Let’s take a quick look at each of these four points.

First, contraception is not health care. No “can of worms” is opened because unlike religious liberty arguments against legitimate health care services such as blood transfusions or certain vaccines, contraception does not promote health and proper function. In fact, its primary purpose is temporarily to shut down a woman’s reproductive physiology and manipulate her system by hormones to act contrary to her nature. Its goal is literally to transform healthy function to dysfunction.


Second, contraception is the opposite of health care. Putting aside the grave consequences that contraception has had on the denigration of marriage, the breakdown of the family, neighborhood and community, as well as the very dangerous de-population implosion of the western world (see on this), contraception does havoc on the body ecology of women, filling them with unnatural hormones that do serious damage.

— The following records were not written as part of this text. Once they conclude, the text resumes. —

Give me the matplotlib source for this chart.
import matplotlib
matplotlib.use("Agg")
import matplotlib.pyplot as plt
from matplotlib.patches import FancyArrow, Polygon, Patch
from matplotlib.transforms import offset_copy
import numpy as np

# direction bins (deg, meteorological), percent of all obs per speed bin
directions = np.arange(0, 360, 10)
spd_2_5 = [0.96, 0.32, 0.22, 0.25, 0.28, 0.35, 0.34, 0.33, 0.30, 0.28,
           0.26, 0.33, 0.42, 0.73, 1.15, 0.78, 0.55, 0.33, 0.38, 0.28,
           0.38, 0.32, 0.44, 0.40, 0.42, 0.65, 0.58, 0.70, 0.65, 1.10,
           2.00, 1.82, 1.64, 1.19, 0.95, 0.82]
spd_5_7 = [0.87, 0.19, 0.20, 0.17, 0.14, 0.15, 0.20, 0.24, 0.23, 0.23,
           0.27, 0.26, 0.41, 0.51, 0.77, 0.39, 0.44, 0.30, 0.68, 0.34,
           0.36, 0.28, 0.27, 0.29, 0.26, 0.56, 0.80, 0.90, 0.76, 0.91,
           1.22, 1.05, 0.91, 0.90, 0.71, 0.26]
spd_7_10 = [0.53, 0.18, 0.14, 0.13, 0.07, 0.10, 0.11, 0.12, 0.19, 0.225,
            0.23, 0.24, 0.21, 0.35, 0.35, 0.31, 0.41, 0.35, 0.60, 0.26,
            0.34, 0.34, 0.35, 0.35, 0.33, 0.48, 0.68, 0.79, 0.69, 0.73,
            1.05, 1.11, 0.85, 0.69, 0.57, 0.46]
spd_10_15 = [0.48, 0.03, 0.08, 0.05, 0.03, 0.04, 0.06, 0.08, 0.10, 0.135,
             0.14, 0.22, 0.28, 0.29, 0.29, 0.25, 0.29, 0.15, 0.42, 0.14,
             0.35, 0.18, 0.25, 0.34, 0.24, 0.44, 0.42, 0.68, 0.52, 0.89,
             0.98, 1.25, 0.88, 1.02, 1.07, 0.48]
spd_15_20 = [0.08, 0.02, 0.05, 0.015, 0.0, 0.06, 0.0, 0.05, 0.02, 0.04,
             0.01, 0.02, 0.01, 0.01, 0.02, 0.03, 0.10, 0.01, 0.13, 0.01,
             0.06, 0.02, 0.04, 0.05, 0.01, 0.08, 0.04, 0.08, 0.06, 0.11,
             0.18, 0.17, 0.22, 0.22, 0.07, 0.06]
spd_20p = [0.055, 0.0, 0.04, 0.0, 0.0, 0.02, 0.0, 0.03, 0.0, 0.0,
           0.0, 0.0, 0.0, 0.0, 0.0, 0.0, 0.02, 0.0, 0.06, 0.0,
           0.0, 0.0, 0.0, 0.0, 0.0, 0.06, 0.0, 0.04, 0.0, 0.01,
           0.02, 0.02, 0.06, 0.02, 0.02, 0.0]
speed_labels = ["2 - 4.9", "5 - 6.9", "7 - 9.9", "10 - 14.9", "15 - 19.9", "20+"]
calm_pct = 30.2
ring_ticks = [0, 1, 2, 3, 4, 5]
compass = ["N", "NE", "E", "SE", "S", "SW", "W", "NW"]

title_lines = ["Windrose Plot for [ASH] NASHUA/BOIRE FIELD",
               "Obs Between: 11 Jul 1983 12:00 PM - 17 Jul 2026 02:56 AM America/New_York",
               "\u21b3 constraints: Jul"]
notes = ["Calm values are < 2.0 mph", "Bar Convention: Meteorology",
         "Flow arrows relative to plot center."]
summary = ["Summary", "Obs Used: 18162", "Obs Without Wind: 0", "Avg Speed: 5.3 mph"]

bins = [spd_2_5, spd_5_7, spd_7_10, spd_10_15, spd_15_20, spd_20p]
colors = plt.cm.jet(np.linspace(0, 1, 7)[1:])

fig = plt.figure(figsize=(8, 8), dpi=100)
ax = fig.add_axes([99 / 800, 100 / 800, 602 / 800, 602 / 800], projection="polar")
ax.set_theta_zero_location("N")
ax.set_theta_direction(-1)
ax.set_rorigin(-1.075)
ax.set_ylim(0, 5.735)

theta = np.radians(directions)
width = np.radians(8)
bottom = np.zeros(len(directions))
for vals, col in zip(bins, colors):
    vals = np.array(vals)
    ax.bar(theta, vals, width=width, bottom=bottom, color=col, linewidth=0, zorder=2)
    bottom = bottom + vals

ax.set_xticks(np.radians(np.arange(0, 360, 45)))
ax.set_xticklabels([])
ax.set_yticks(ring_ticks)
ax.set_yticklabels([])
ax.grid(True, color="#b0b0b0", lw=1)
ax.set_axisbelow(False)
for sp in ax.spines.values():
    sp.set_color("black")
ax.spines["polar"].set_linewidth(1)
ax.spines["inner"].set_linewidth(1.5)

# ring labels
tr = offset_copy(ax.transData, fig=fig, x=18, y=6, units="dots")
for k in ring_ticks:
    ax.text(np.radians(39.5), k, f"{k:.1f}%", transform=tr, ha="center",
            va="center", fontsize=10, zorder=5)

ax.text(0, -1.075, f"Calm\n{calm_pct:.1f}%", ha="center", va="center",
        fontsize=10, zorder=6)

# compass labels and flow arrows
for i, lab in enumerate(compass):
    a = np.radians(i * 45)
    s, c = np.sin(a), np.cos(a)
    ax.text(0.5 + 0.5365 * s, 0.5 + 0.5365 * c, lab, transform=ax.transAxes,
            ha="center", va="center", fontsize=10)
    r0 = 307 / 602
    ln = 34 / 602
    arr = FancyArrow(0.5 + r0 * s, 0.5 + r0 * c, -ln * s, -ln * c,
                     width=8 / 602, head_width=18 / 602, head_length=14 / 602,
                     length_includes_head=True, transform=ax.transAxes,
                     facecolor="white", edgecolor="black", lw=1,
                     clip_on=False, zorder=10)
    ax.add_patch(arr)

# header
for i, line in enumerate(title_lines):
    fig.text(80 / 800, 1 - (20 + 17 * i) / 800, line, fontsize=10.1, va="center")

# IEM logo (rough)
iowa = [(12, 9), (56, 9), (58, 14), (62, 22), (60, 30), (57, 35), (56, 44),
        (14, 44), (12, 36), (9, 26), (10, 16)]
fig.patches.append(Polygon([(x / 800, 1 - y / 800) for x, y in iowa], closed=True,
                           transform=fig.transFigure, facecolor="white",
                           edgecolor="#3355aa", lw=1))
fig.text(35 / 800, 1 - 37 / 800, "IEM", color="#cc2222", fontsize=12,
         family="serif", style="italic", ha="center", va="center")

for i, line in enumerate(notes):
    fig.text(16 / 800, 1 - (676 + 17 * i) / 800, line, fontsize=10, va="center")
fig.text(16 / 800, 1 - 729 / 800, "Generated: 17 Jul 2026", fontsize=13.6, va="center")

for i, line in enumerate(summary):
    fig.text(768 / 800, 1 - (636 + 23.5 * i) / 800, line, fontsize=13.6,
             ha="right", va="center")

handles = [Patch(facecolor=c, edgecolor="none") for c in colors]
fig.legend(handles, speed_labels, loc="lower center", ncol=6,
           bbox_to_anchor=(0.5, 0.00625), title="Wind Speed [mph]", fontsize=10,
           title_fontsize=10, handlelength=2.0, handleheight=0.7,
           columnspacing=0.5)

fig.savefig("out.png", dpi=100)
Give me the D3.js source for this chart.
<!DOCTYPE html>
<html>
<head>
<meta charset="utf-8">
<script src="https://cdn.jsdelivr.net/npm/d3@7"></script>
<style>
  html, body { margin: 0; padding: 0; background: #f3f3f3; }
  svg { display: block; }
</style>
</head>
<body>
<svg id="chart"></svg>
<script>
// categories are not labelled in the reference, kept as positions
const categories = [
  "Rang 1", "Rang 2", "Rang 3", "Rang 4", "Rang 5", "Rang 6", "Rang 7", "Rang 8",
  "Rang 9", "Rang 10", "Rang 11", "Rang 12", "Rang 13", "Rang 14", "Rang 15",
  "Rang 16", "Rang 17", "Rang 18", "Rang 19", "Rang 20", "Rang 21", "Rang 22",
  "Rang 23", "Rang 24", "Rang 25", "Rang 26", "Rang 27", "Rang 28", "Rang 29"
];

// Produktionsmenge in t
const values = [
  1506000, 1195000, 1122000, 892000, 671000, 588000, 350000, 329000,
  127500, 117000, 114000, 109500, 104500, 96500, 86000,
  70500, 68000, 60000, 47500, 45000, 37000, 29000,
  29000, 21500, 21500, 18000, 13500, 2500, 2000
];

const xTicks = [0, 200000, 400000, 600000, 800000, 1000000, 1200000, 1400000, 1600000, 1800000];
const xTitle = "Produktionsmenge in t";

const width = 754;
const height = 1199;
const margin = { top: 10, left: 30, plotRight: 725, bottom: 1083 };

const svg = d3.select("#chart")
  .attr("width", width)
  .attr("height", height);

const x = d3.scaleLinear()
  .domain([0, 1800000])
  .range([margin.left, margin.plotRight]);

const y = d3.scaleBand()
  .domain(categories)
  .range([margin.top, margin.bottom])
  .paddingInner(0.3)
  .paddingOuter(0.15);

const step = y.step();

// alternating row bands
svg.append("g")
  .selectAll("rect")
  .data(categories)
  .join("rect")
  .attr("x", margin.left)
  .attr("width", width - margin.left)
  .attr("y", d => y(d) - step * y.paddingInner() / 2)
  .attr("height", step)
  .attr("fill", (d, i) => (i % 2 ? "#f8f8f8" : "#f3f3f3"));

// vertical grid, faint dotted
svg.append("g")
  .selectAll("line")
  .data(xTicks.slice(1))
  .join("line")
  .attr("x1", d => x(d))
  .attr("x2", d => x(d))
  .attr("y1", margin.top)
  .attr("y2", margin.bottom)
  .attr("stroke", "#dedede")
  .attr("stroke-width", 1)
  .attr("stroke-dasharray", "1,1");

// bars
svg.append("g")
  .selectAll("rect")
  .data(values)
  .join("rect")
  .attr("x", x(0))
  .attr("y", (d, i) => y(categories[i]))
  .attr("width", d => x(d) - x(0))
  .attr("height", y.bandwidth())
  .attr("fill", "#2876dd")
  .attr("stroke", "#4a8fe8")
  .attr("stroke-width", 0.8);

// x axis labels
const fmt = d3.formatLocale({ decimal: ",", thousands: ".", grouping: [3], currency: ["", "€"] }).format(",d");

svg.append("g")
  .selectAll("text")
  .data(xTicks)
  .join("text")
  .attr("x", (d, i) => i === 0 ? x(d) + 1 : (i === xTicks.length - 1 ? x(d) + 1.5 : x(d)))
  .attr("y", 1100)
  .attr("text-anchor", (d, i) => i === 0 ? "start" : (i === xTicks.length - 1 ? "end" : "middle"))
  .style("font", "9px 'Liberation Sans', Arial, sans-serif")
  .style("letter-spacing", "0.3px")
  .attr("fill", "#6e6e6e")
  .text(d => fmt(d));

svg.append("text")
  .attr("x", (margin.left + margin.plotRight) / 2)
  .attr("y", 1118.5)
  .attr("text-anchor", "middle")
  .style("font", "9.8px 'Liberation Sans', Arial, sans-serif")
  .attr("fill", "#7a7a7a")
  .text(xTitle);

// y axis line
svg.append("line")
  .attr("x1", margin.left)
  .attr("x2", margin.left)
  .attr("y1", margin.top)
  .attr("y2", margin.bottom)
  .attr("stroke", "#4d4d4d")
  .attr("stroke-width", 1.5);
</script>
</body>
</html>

Third, it is common knowledge that Plan B — sometimes called the morning after pill or emergency contraception — as well as intrauterine devices (the IUD) have back-up mechanisms that abort small children. in its more politically safe language states it this way, “(It) prevents implantation of a fertilized egg in the uterus by altering its lining.” What is not common knowledge is that the birth control pill does the same thing, by “..making the lining of the womb inhospitable for implantation.” All of these “contraceptives” have back-up mechanisms that in effect kill tiny human beings; and countless women who have taken the pill may have unwittingly had multiple abortions without ever knowing it. People need to be aware of this.

Fourth, religious liberty is a human right that the Constitution recognizes. No person should be forced by government to violate their conscience. If a potential employee does not like what a company covers they can apply elsewhere, just as if a Jewish restaurant does not serve pork a potential customer may eat elsewhere.

Most people who applauded this court decision did so on religious liberty grounds. They focused on some combination of #’s 3 & 4 above. Personally, I think #’s 1 & 2 above offer a stronger argument in a pluralistic society. Contraception violates natural law by doing havoc to a woman’s health, polluting her system with hormones and suppressing her femininity. It cannot, therefore, be reasonably considered health care. Although religious liberty is important, it is a moot point here since contraception is not health care and should not be covered by anyone.